1935: Grace is in the receiving line for a party given by the Badger Society at the Shoreham Hotel.

1935: Grace is on the planning committee for the "annual moonlight excursion" (aboard the City of Washington) of the Minnesota, Wisconsin and North Dakota state societies.

1935: Grace assists at a tea given by the American Association of University Women.

1981: Letter to the editor from Ann L. Wild of Chevy Chase.

On July 7, when Judge Sandra Day O'Connor was nominated to the Supreme Court, a friend of mine was buried. Grace Eddy, 91, became a lawyer when very few women did. She graduated from George Washington University School of Law in the 1920s and worked as a lawyer at the Interstate Commerce Commission for many years. She had to struggle because she was a woman, but she loved her work.

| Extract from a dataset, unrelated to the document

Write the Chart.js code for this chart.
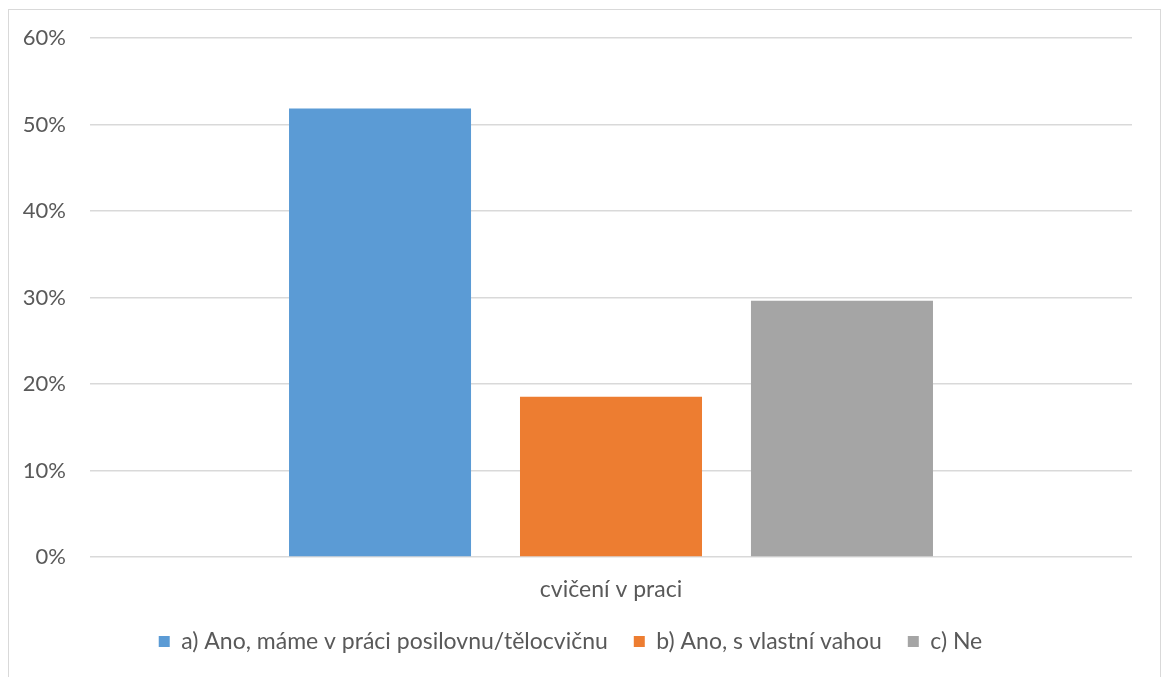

Judge O'Connor can serve on the Supreme Court today because women like Grace Eddy dared to work hard to be what they wanted to be -- lawyers -- years ago.

Laugh if you must

Laugh if you must, fellows. But that woman probably helped control a preposterously large chunk of the US economy. How much will it cost to ship a load of grapefruit from California to Michigan? Ask Grace. Would it be OK if you started a parcel delivery company in Iowa? Not unless Grace says so.

Don't worry. She never paid for her own drinks.

Miss Eddy

Setting aside all of the usual snide comments about her appearance, I really would like to know more about her story after this photo was taken. Unfortunately the only result I get by Googling Grace Eddy and the Interstate Commerce Commission is to a paid archive site and I have no desire to pay $6.25 a month just to find out if the article actually deals with Miss Grace. from what little I can find out she seems to have been a very accomplished woman - far more than just a glorified secretary.

One ringy-dingy, Two ringy-dingy

Lily Tomlin comes to mind.

Where's Sweet Pea?

I like the overbite.

Miss Eddy

I'm sure she was a damn fine bureaucrat!

Where's Popeye?

Where's Popeye?

Grrrrrrrrr-wow!

Hubba-hubba, Madame. I thought Olive Oyl was hot, but dang, baby. You can balance my ledger any time, if you know what I mean.

Strange Job

What, pray tell, did Miss Grace examine women for?

Miss Jane Hathaway!

Milburn Drysdale: "Miss Hathaway, would you come here, please?"

Flattering Glasses?

Yes, but the hairdo more than makes up for them...

Grace

Those glasses are just so flattering.